Une défiance à l’endroit du chef de l’État
Du coup, cette grève est désormais perçue comme «une défiance au chef de l’État» qui mène une intense diplomatie à l’international pour consolider la place du Gabon dans le concert des nations. Ce, d’autant plus que les syndicalistes n’exigent dorénavant, comme seule personnalité pouvant décanter la situation, que le chef de l’État.
Avant cette nouvelle grève, le Secrétaire général du Syndicat des travailleurs de l’industrie minière et métallurgique (Strimm), Joscelain Lebama, a publié une lettre ouverte dénonçant «le climat délétère», «les pratiques ségrégationnistes instituées en mode de gouvernance au sein de la Comilog».

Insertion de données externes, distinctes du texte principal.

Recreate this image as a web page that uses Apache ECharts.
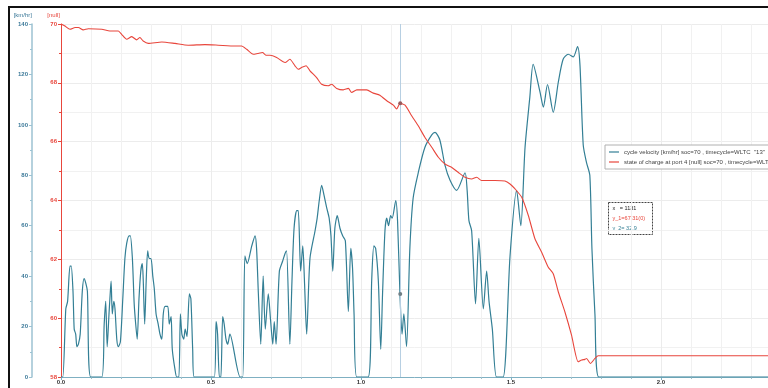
<!DOCTYPE html>
<html>
<head>
<meta charset="utf-8">
<script src="https://cdn.jsdelivr.net/npm/echarts@6/dist/echarts.min.js"></script>
<style>
  html, body { margin: 0; padding: 0; background: #fff; }
  #chart { width: 768px; height: 388px; }
</style>
</head>
<body>
<div id="chart"></div>
<script>
// time axis (x) in thousands of seconds
const speedTime = [
  0, 0.006, 0.016, 0.022, 0.030, 0.034, 0.040, 0.044, 0.049, 0.053, 0.058, 0.064, 0.071, 0.077, 0.083, 0.088, 0.099,
  0.136, 0.144, 0.149, 0.154, 0.160, 0.163, 0.167, 0.171, 0.176, 0.180, 0.186, 0.191, 0.198, 0.206, 0.213, 0.219,
  0.227, 0.231, 0.238, 0.244, 0.249, 0.254, 0.260, 0.266, 0.271, 0.274, 0.279, 0.284, 0.289, 0.294, 0.300, 0.306,
  0.311, 0.317, 0.324, 0.330, 0.336, 0.341, 0.347, 0.356, 0.361, 0.367, 0.371, 0.380, 0.386, 0.393, 0.398, 0.403,
  0.409, 0.414, 0.420, 0.428, 0.433, 0.439, 0.444, 0.511, 0.517, 0.522, 0.528, 0.533, 0.539, 0.544, 0.550, 0.556,
  0.563, 0.597, 0.606, 0.613, 0.621, 0.636, 0.647, 0.652, 0.658, 0.666, 0.674, 0.681, 0.691, 0.699, 0.706, 0.711,
  0.717, 0.728, 0.739, 0.747, 0.752, 0.763, 0.770, 0.777, 0.786, 0.791, 0.799, 0.806, 0.812, 0.819, 0.830, 0.847,
  0.854, 0.861, 0.869, 0.877, 0.886, 0.894, 0.900, 0.906, 0.913, 0.921, 0.930, 0.939, 0.948, 0.958, 0.966, 0.972,
  0.977, 0.986, 1.024, 1.036, 1.043, 1.049, 1.058, 1.066, 1.072, 1.080, 1.086, 1.092, 1.099, 1.104, 1.116, 1.122,
  1.130, 1.137, 1.143, 1.152, 1.163, 1.174, 1.191, 1.213, 1.236, 1.247, 1.263, 1.280, 1.297, 1.319, 1.347, 1.354,
  1.360, 1.369, 1.382, 1.393, 1.408, 1.419, 1.427, 1.438, 1.452, 1.474, 1.497, 1.519, 1.533, 1.547, 1.563, 1.574,
  1.597, 1.608, 1.622, 1.641, 1.658, 1.674, 1.691, 1.708, 1.722, 1.730, 1.741, 1.752, 1.763, 1.770, 1.780, 1.793,
  2.357
];
const speedKmh = [
  0, 0, 27, 30, 44, 44, 34, 19, 17, 12, 13, 17, 34, 39, 37, 34, 0,
  0, 21, 30, 12, 25, 31, 38, 25, 30, 27, 15, 12, 14, 31, 47, 53,
  56, 56, 47, 29, 21, 15, 31, 42, 45, 39, 21, 38, 50, 47, 47, 40,
  35, 25, 21, 17, 15, 25, 28, 28, 21, 24, 11, 3, 0, 0, 25, 17,
  15, 19, 16, 33, 31, 11, 0, 0, 22, 17, 0, 0, 24, 21, 15, 13,
  17, 0, 0, 48, 45, 52, 56, 51, 33, 13, 40, 19, 33, 22, 13, 22,
  13, 42, 46, 49, 50, 13, 38, 59, 66, 66, 42, 52, 37, 17, 47, 58,
  63, 70, 76, 72, 67, 63, 56, 42, 59, 64, 59, 56, 54, 26, 51, 43,
  25, 0, 0, 39, 52, 51, 38, 11, 33, 58, 63, 60, 64, 63, 70, 62,
  33, 17, 25, 12, 51, 71, 81, 91, 96, 97, 94, 84, 78, 74, 81, 74,
  62, 58, 29, 55, 27, 42, 30, 19, 0, 0, 48, 74, 60, 91, 111, 124,
  113, 107, 116, 105, 117, 126, 128, 127, 131, 124, 92, 85, 80, 51, 25, 0,
  0
];

const socTime = [
  0, 0.013, 0.030, 0.047, 0.058, 0.074, 0.091, 0.136, 0.163, 0.191, 0.202, 0.219, 0.236, 0.252, 0.263, 0.274,
  0.291, 0.336, 0.380, 0.424, 0.480, 0.524, 0.580, 0.602, 0.619, 0.641, 0.656, 0.672, 0.683, 0.697, 0.719, 0.747,
  0.763, 0.780, 0.791, 0.802, 0.817, 0.830, 0.852, 0.869, 0.891, 0.902, 0.919, 0.941, 0.958, 0.969, 0.986, 1.019,
  1.041, 1.063, 1.086, 1.108, 1.119, 1.130, 1.147, 1.169, 1.191, 1.213, 1.236, 1.258, 1.280, 1.302, 1.324, 1.347,
  1.369, 1.386, 1.402, 1.447, 1.480, 1.497, 1.513, 1.536, 1.558, 1.580, 1.602, 1.624, 1.641, 1.658, 1.680, 1.702,
  1.724, 1.736, 1.747, 1.752, 1.765, 1.780, 1.791, 2.357
];
const socValue = [
  70.0, 69.93, 69.82, 69.88, 69.88, 69.80, 69.84, 69.82, 69.76, 69.76, 69.65, 69.48, 69.57, 69.46, 69.54, 69.42,
  69.34, 69.39, 69.34, 69.28, 69.30, 69.28, 69.25, 69.25, 69.14, 68.97, 69.00, 69.03, 68.94, 68.94, 68.86, 68.69,
  68.80, 68.58, 68.46, 68.52, 68.58, 68.41, 68.18, 67.95, 67.90, 67.95, 67.81, 67.76, 67.81, 67.67, 67.76, 67.76,
  67.65, 67.58, 67.39, 67.24, 67.11, 67.30, 67.24, 66.88, 66.54, 66.15, 65.81, 65.47, 65.24, 65.13, 64.96, 64.79,
  64.73, 64.79, 64.68, 64.68, 64.66, 64.56, 64.40, 64.11, 63.49, 62.70, 62.25, 61.74, 61.51, 60.89, 60.21, 59.42,
  58.52, 58.58, 58.60, 58.63, 58.46, 58.63, 58.72, 58.72
];

// cursor readout
const cursorX = 1.131;
const cursorSoc = 67.31;
const cursorSpeed = 32.9;
const cursorLines = ['x   = 1131', 'y_1=67.31(0)', 'y_2= 32.9'];

const speedName = 'cycle velocity [km/hr] soc=70 , timecycle=WLTC  "13"';
const socName = 'state of charge at port 4 [null] soc=70 , timecycle=WLTC  "13"';
const speedUnit = '[km/hr]';
const socUnit = '[null]';

const blue = '#337f95';
const axisBlue = '#3a7898';
const speedAxisLine = '#9cc2d2';
const red = '#e8463c';
const gridColor = '#ececec';

const chart = echarts.init(document.getElementById('chart'), null, { renderer: 'canvas' });

chart.setOption({
  animation: false,
  backgroundColor: '#fff',
  textStyle: { fontFamily: 'Liberation Sans' },
  grid: { left: 61, right: 0, top: 24, bottom: 11, containLabel: false },
  legend: {
    orient: 'vertical',
    left: 605,
    top: 145,
    backgroundColor: '#fff',
    borderColor: '#b0b0b0',
    borderWidth: 1,
    padding: [4, 4],
    itemGap: 4,
    icon: 'rect',
    itemWidth: 10,
    itemHeight: 1.2,
    textStyle: { fontSize: 6, color: '#444' },
    data: [speedName, socName]
  },
  xAxis: {
    type: 'value',
    min: 0,
    max: 2.357,
    interval: 0.5,
    axisLine: { onZero: false, lineStyle: { color: '#7fb0c2', width: 1 } },
    axisTick: { show: true, length: 3, lineStyle: { color: '#7fb0c2' } },
    minorTick: { show: true, splitNumber: 5, length: 2, lineStyle: { color: '#9fc0cc' } },
    splitLine: { show: true, lineStyle: { color: gridColor } },
    minorSplitLine: { show: true, lineStyle: { color: '#f1f1f1' } },
    axisLabel: {
      showMaxLabel: false,
      margin: 2,
      fontSize: 6,
      fontWeight: 'bold',
      color: '#333',
      formatter: v => v.toFixed(1)
    }
  },
  yAxis: [
    {
      type: 'value',
      position: 'left',
      offset: 29,
      min: 0,
      max: 140,
      interval: 20,
      axisLine: { show: true, onZero: false, lineStyle: { color: speedAxisLine, width: 1.5 } },
      axisTick: { show: true, length: 3, lineStyle: { color: speedAxisLine } },
      minorTick: { show: true, splitNumber: 2, length: 2, lineStyle: { color: speedAxisLine } },
      splitLine: { show: false },
      axisLabel: { margin: 4, fontSize: 6, fontWeight: 'bold', color: axisBlue }
    },
    {
      type: 'value',
      position: 'left',
      offset: 0,
      min: 58,
      max: 70,
      interval: 2,
      axisLine: { show: true, onZero: false, lineStyle: { color: red, width: 1 } },
      axisTick: { show: true, length: 3, lineStyle: { color: red } },
      minorTick: { show: true, splitNumber: 2, length: 2, lineStyle: { color: red } },
      splitLine: { show: true, lineStyle: { color: gridColor } },
      minorSplitLine: { show: true, lineStyle: { color: '#f1f1f1' } },
      axisLabel: { margin: 4, fontSize: 6, fontWeight: 'bold', color: red }
    }
  ],
  series: [
    {
      name: speedName,
      type: 'line',
      yAxisIndex: 0,
      data: speedTime.map((t, i) => [t, speedKmh[i]]),
      symbol: 'none',
      smooth: 0.25,
      lineStyle: { color: blue, width: 1.2 },
      itemStyle: { color: blue },
      z: 3,
      markLine: {
        silent: true,
        symbol: 'none',
        label: { show: false },
        lineStyle: { color: '#b7cfe2', width: 1, type: 'solid' },
        data: [{ xAxis: cursorX }]
      },
      markPoint: {
        symbol: 'circle',
        symbolSize: 4,
        label: { show: false },
        itemStyle: { color: '#6f7f86' },
        data: [{ coord: [cursorX, cursorSpeed] }]
      }
    },
    {
      name: socName,
      type: 'line',
      yAxisIndex: 1,
      data: socTime.map((t, i) => [t, socValue[i]]),
      symbol: 'none',
      smooth: 0.2,
      lineStyle: { color: red, width: 1.1 },
      itemStyle: { color: red },
      z: 4,
      markPoint: {
        symbol: 'circle',
        symbolSize: 4,
        label: { show: false },
        itemStyle: { color: '#9a5a5a' },
        data: [{ coord: [cursorX, cursorSoc] }]
      }
    }
  ],
  graphic: [
    {
      type: 'rect',
      z: 100,
      shape: { x: 9, y: 7, width: 900, height: 500 },
      style: { fill: 'none', stroke: '#111', lineWidth: 2 }
    },
    {
      type: 'text',
      x: 32, y: 15, z: 100,
      style: { text: speedUnit, fontSize: 6, fill: axisBlue, align: 'right', verticalAlign: 'middle', fontFamily: 'Liberation Sans' }
    },
    {
      type: 'text',
      x: 60, y: 15, z: 100,
      style: { text: socUnit, fontSize: 6, fill: red, align: 'right', verticalAlign: 'middle', fontFamily: 'Liberation Sans' }
    },
    {
      type: 'group',
      left: 608,
      top: 202,
      z: 100,
      children: [
        {
          type: 'rect',
          shape: { x: 0, y: 0, width: 44, height: 32 },
          style: { fill: '#fff', stroke: '#444', lineWidth: 1, lineDash: [2, 1] }
        },
        { type: 'text', x: 4, y: 3, style: { text: cursorLines[0], fontSize: 5.5, fill: '#222', fontFamily: 'Liberation Sans' } },
        { type: 'text', x: 4, y: 13, style: { text: cursorLines[1], fontSize: 5.5, fill: red, fontFamily: 'Liberation Sans' } },
        { type: 'text', x: 4, y: 23, style: { text: cursorLines[2], fontSize: 5.5, fill: blue, fontFamily: 'Liberation Sans' } }
      ]
    }
  ]
});
</script>
</body>
</html>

À ce niveau, certains invoquent un acharnement sur la personne de l’ADG, Léod Paul Batolo, dont le départ de la direction générale de la Comilog est l’un des points culminants des revendications syndicales. Là aussi, on laisse entendre à l’entreprise minière que cette «radicalisation» n’est autre que la résultante de la «coupure de la subvention aux syndicats». Car, des syndicalistes insistent, persistent et signent notamment quant à leur désir d’évincer l’ADG. Ce que n’autorise pas la loi.
«La coupure de cette subvention est l’une des causes de ce désordre»
«La coupure de cette subvention est l’une des causes de ce désordre», pense un autre cadre de la Comilog, sous anonymat. Une subvention pouvant facilement atteindre les 30 millions de francs CFA, faisaient savoir certains agents, non sans regretter le fait qu’il «n’y avait jamais de bilan de l’utilisation de ces fonds».
Autant le dire, la Comilog, avec son statut d’entreprise leader essaie de s’arrimer aux standards internationaux. Ce qui fait relever qu’«une entreprise mal gérée ne peut pas être première au monde», disait un haut cadre de l’entreprise, ajoutant que «cela ne veut pas dire que tout va bien et qu’il n’y a pas d’aménagements à faire».
Avant qu’on en arrive à ce stade, le top management assure avoir toujours su garder et entretenir le dialogue social en entreprise. Ce qui a permis de totaliser plus de 150 heures de réunions en 2 ans consacrées à ces problèmes sociaux.
«Fermés au dialogue et motivés par la haine ethnique»
À Comilog, des voix discordent autour de cette grève et d’autres insistent, au regard de la tournure des événements, sur le fait que «c‘est un mouvement de manipulation orchestré par des syndicats corrompus, fermés au dialogue et motivés par la haine ethnique». Pour elles, «ils mènent une guerre personnelle contre l’ADG pour des raisons ethniques et financières», tandis que d’autres encore estiment que «les syndicalistes utilisent la grève pour éliminer ceux qui ne sont pas de leur ethnie».
Ce qui est certain, c’est que cette crise paralyse l’entreprise et met un coup à la politique du chef de l’État qui prône le plein emploi et s’active à relever l’économie du pays. En même temps, elle met en difficulté cette entreprise, fleuron de l’économie nationale, qui est premier client de la SEEG, de Total Gabon, de la Société de patrimoine, etc. «Toucher Comilog, c’est paralyser l’économie nationale», s’est désolé un cadre de l’entreprise.